Victoria has achieved a number of new rail infrastructure milestones across level crossing removal projects and capacity upgrades for bigger trains.

Cranbourne: level crossing contract awarded

A construction contract has been awarded for the Camms Road level crossing removal project, which will bring the Cranbourne Line one step closer to being level crossing free by 2025 and allow trains to run every ten minutes during morning peak.

The level crossing will be removed by elevating Camms Road over the rail line, improving safety and easing congestion for the 12,000 drivers passing through each day.

The project will remove one of the last two remaining level crossings on the Cranbourne line a year ahead of schedule in 2024.

The $92 million of works will be undertaken in a collaboration between Fulton Hogan Construction, Metro Trains Melbourne (MTM) and the Level Crossing Removal Project.

The collaboration has a strong track record, having successfully removed level crossings in Dandenong South, Lyndhurst and Pakenham, and is currently working on level crossing removals in Berwick, Deer Park and Ardeer.

Victorian Minister for Transport Infrastructure, Jacinta Allan, said, “The Camms Road level crossing has frustrated locals for decades.
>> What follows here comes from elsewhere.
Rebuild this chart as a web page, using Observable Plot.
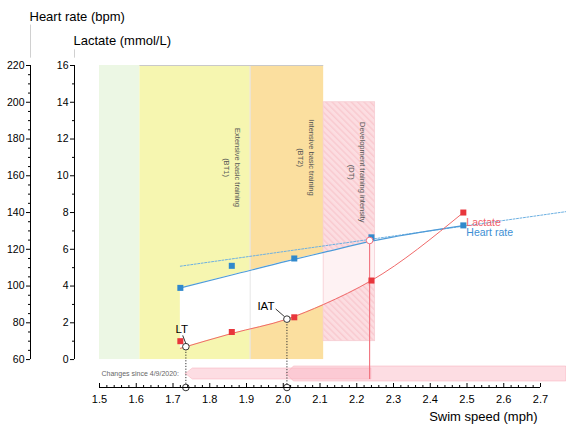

This contract award is a huge step in making sure we’re well on our way to getting rid of it for good.

“Camms Road is one of the last level crossings to be removed on the Cranbourne line, making it level crossing free by 2025 and changing the way people live, work and travel in the area,” Ms Allan said.
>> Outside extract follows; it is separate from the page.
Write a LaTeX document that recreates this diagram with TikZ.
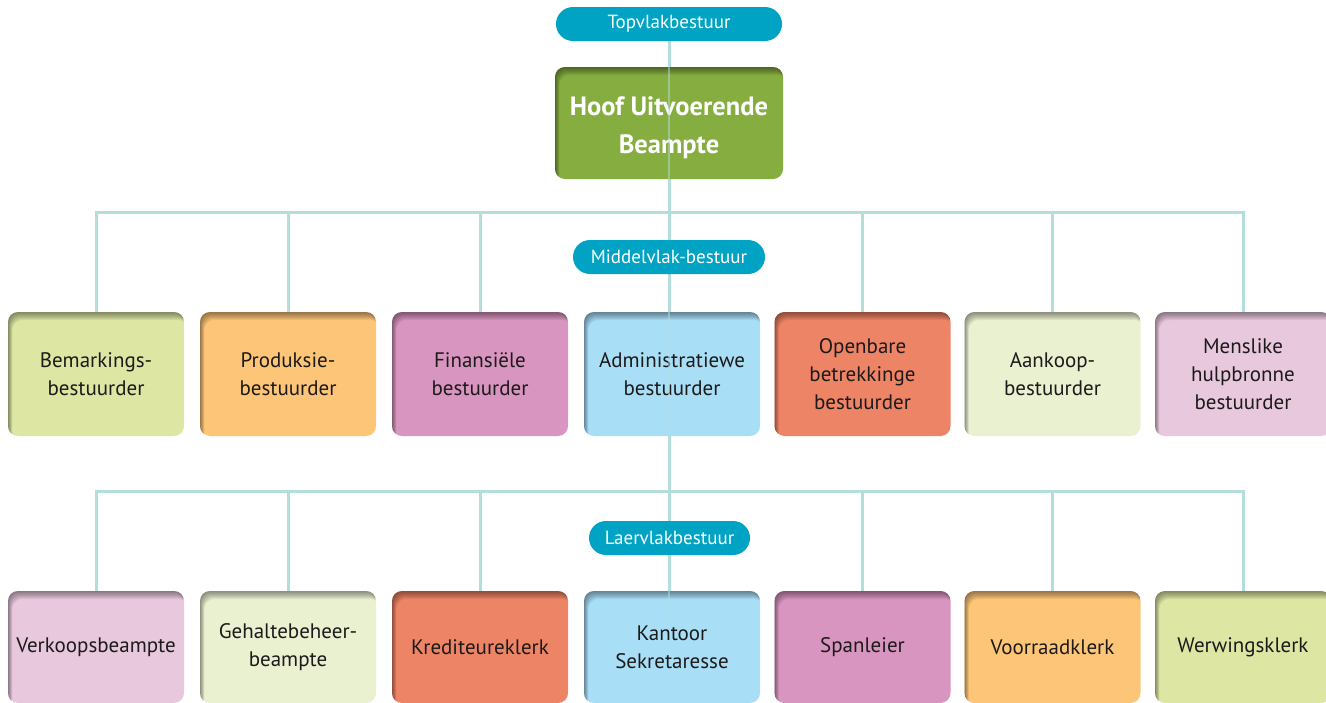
\documentclass[tikz,border=0pt]{standalone}
\usepackage{fontspec}
\setmainfont{PT Sans}
\pgfdeclarelayer{background}
\pgfsetlayers{background,main}

\definecolor{linec}{HTML}{B4DEDC}
\definecolor{pillc}{HTML}{00A3C4}
\definecolor{ceoc}{HTML}{86AD3F}
\definecolor{cGreen}{HTML}{DDE6A3}
\definecolor{cOrange}{HTML}{FDC578}
\definecolor{cPurple}{HTML}{D895C0}
\definecolor{cBlue}{HTML}{A9DEF7}
\definecolor{cSalmon}{HTML}{EE8466}
\definecolor{cPale}{HTML}{EAF1D1}
\definecolor{cPink}{HTML}{E8C8DD}
\definecolor{txt}{HTML}{1C1A1A}

\tikzset{
  inshadow/.style={path picture={
    \foreach \d in {1,...,8}{
      \fill[black,opacity=0.06,even odd rule]
        ([shift={(-14pt,14pt)}]path picture bounding box.north west) rectangle
        ([shift={(14pt,-14pt)}]path picture bounding box.south east)
        [rounded corners=10pt]
        ([shift={(0.55*\d pt,-\d pt)}]path picture bounding box.north west) rectangle
        ([shift={(0.55*\d pt,-\d pt)}]path picture bounding box.south east);
    }}},
  box/.style={rounded corners=10pt, minimum width=176pt, minimum height=124pt,
    inner sep=0pt, align=center, text=txt,
    font=\fontsize{21}{28}\selectfont, inshadow},
  lbox/.style={box, minimum height=112pt},
  pill/.style={fill=pillc, rounded corners=17pt, minimum height=34pt,
    inner sep=0pt, text=white, font=\fontsize{19}{22}\selectfont},
  conn/.style={draw=linec, line width=3pt},
  thru/.style={draw=linec, line width=2pt, opacity=0.5},
}

\begin{document}
\begin{tikzpicture}[x=1pt,y=-1pt]
\useasboundingbox (0,0) rectangle (1326,702);

% top level
\node[pill, minimum width=226pt] (top) at (669,24) {Topvlakbestuur};
\node[box, fill=ceoc, minimum width=228pt, minimum height=112pt, text=white,
      font=\bfseries\fontsize{26.5}{38}\selectfont] (ceo) at (669,123)
      {\rule{0pt}{28pt}Hoof Uitvoerende\\Beampte};

% middle level
\node[pill, minimum width=192pt] (midp) at (669,257) {Middelvlak-bestuur};
\node[box, fill=cGreen]  (m1) at (96,374)    {Bemarkings-\\bestuurder};
\node[box, fill=cOrange] (m2) at (288,374)   {Produksie-\\bestuurder};
\node[box, fill=cPurple] (m3) at (480,374)   {Finansiële\\bestuurder};
\node[box, fill=cBlue]   (m4) at (672,374)   {Administratiewe\\bestuurder};
\node[box, fill=cSalmon] (m5) at (862.5,374) {Openbare\\betrekkinge\\bestuurder};
\node[box, fill=cPale]   (m6) at (1052.5,374){Aankoop-\\bestuurder};
\node[box, fill=cPink]   (m7) at (1243,374)  {Menslike\\hulpbronne\\bestuurder};

% lower level
\node[pill, minimum width=161pt] (lowp) at (669.5,538) {Laervlakbestuur};
\node[lbox, fill=cPink]   (l1) at (96,647)    {Verkoopsbeampte};
\node[lbox, fill=cPale]   (l2) at (288,647)   {Gehaltebeheer-\\beampte};
\node[lbox, fill=cSalmon] (l3) at (480,647)   {Krediteureklerk};
\node[lbox, fill=cBlue]   (l4) at (672,647)   {Kantoor\\Sekretaresse};
\node[lbox, fill=cPurple] (l5) at (862.5,647) {Spanleier};
\node[lbox, fill=cOrange] (l6) at (1052.5,647){Voorraadklerk};
\node[lbox, fill=cGreen]  (l7) at (1243,647)  {Werwingsklerk};

\coordinate (busA) at (669,212);
\coordinate (busB) at (669,491);

\begin{pgfonlayer}{background}
  \fill[white] (0,0) rectangle (1326,702);
  % central trunk
  \draw[conn] (top.south) -- (top.south |- l4.north);
  % middle bus and drops
  \draw[conn] (m1.north) |- (busA) -| (m7.north);
  \foreach \i in {2,3,5,6} \draw[conn] (m\i.north) -- (m\i.north |- busA);
  % lower bus and drops
  \draw[conn] (l1.north) |- (busB) -| (l7.north);
  \foreach \i in {2,3,5,6} \draw[conn] (l\i.north) -- (l\i.north |- busB);
\end{pgfonlayer}

% trunk showing through the central boxes
\draw[thru] (top.south |- ceo.north) -- (top.south |- ceo.south);
\draw[thru] (top.south |- m4.north) -- (top.south |- m4.south);
\draw[thru] (top.south |- l4.north) -- ([yshift=-24pt]top.south |- l4.north);
\end{tikzpicture}
\end{document}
More than 137 trains currently pass through the level crossing each day with more services to be added as early as next month, which means removing this level crossing is critical to improving safety in one of Melbourne’s fastest growing areas.
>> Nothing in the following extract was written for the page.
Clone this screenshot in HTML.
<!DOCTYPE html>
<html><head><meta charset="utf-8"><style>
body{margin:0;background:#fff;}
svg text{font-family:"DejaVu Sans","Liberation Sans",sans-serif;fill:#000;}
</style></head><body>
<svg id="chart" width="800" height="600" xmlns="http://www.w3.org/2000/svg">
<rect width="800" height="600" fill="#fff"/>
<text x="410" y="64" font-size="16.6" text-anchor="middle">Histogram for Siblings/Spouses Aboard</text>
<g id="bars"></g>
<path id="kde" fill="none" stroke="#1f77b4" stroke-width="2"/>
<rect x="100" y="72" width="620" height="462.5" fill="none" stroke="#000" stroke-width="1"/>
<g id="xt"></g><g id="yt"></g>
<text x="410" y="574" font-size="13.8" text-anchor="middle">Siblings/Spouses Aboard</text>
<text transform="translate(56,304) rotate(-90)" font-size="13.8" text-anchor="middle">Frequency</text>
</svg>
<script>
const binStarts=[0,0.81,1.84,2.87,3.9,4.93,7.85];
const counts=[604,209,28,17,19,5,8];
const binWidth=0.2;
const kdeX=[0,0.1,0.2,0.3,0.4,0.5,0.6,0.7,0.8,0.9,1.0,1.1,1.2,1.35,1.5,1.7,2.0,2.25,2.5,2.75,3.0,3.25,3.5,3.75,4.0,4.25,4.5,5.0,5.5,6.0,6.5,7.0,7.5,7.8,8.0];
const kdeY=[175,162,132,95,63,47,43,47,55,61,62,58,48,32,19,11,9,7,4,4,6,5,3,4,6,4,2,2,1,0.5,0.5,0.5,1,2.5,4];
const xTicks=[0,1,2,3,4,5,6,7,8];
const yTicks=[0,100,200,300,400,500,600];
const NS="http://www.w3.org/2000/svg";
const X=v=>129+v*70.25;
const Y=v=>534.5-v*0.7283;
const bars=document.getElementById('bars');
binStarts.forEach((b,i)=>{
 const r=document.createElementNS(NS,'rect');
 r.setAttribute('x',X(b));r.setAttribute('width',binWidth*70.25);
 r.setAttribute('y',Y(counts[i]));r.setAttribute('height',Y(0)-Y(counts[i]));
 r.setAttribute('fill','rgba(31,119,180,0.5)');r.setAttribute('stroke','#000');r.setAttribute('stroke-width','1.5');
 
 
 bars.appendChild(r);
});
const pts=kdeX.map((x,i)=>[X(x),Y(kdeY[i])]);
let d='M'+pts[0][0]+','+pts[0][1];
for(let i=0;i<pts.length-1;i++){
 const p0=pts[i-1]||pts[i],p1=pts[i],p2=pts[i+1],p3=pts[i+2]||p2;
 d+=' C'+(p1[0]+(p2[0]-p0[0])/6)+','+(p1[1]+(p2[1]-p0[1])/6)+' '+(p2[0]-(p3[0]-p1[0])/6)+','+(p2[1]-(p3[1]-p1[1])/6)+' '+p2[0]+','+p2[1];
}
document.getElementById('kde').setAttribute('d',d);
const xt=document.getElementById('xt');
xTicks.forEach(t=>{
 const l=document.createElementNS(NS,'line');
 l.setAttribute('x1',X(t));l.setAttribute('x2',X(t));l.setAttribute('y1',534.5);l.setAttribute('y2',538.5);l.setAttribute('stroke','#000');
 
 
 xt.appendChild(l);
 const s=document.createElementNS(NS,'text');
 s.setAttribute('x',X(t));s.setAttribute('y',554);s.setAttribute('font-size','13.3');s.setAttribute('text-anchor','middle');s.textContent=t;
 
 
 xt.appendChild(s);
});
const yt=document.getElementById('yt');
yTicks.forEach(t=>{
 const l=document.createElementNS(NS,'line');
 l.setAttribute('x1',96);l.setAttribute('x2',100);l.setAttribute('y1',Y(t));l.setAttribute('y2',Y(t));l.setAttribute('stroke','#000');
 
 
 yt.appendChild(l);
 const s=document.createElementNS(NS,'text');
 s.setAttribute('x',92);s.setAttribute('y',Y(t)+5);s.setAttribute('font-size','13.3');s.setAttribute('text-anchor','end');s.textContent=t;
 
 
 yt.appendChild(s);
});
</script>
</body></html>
Early works will soon kick off at Camms Road including setting up the site, building work sheds and fencing off the work area to keep the community and workers safe.

Last year, concept designs of the Camms Road level crossing removal were released for community feedback, with more than 540 pieces of feedback received.

Improvements to safety, walking and cycling connections, landscaping and architectural elements were among the key themes.

Preston: milestones in level crossing site works

New milestones have been achieved in rail works in Preston to remove four level crossings and build the new Preston and Bell stations along the Mernda line.

The Level Crossing Removal Project construction team has continued work on the elevated rail line, installing more concrete segments and adding screens, balustrades and overhead power line structures.

Last week, the team installed the final concrete segment for the city-bound elevated structure.

At Bell Station two lift shafts were recently installed. Each lift is more than 15m tall, 3.2m wide and weighs 11.5 tonnes.

The lift shafts were manufactured in Dandenong South and painted in Laverton before being transported to Bell Station. The lift shafts will be craned into Preston Station later this year.

Later this year, trains will use this city-bound rail bridge while construction continues on the Mernda-bound bridge and new stations.

Work starts soon to build the new rail track in the elevated rail structure; around 4 kilometres of track will arrive in Preston, alongside 21,000 tonnes of ballast and 7000 sleepers.

The project is utilising a Self-Propelled Modular Transporter (SPMT), a massive, remote controlled agile lifting machine, to help install 18 of the project’s 232 giant concrete beams.

Featuring 16 axles and 128 wheels all working together, the SPMT allows a highly skilled team to manoeuvre tight spaces with precision.

The four level crossings at Oakover Road, Bell Street, Cramer Street and Murray Road in Preston are currently being removed.

The rail line will be raised over the roads on the Mernda line, delivering new open space underneath the 2km rail bridge.

These level crossings will be removed by the end of 2022 and the open space ready for locals to enjoy in 2023.

Sunbury line: boosted rail capacity for bigger trains

Round-the-clock upgrades to train substations on the Sunbury line – enabling bigger trains to run on the Sunbury Line and preparing for a future of turn-up-and-go train services – are now complete.

The upgrades will enable new high-capacity trains to run on the Sunbury Line in the future, using smart signalling technology to safely travel closer together, meaning more trains, more often on the Sunbury Line. 

The trains will also allow space for 113,000 more passengers in peak periods every week once the Metro Tunnel opens in 2025.

Crews worked 24/7 over six days in late February to connect two new substations – Talmage Street in Albion and Willaton Street in St Albans – into the network, as well complete upgrades to an existing substation at Diggers Rest.

Six brand new substations have been built as part of the upgrade, including others at Delahey, Footscray, St Albans Road in St Albans, and one at Calder Park rail yard.

Crews also installed new high-voltage cabling between the substations and the rail corridor.

The Victorian Minister for Transport Infrastructure, Jacinta Allan, said, “This work is a big step towards enabling bigger, more modern trains to run on the Sunbury Line.”

Other improvements underway as part of the Sunbury Line Upgrade include building longer and more accessible platforms, upgrading tracks and expanding train stabling.

The Metro Tunnel will connect the Sunbury Line to the Cranbourne/Pakenham Line, via twin rail tunnels and five new underground stations – the CBD, Arden, Parkville and St Kilda Road, and a future rail link to Melbourne Airport.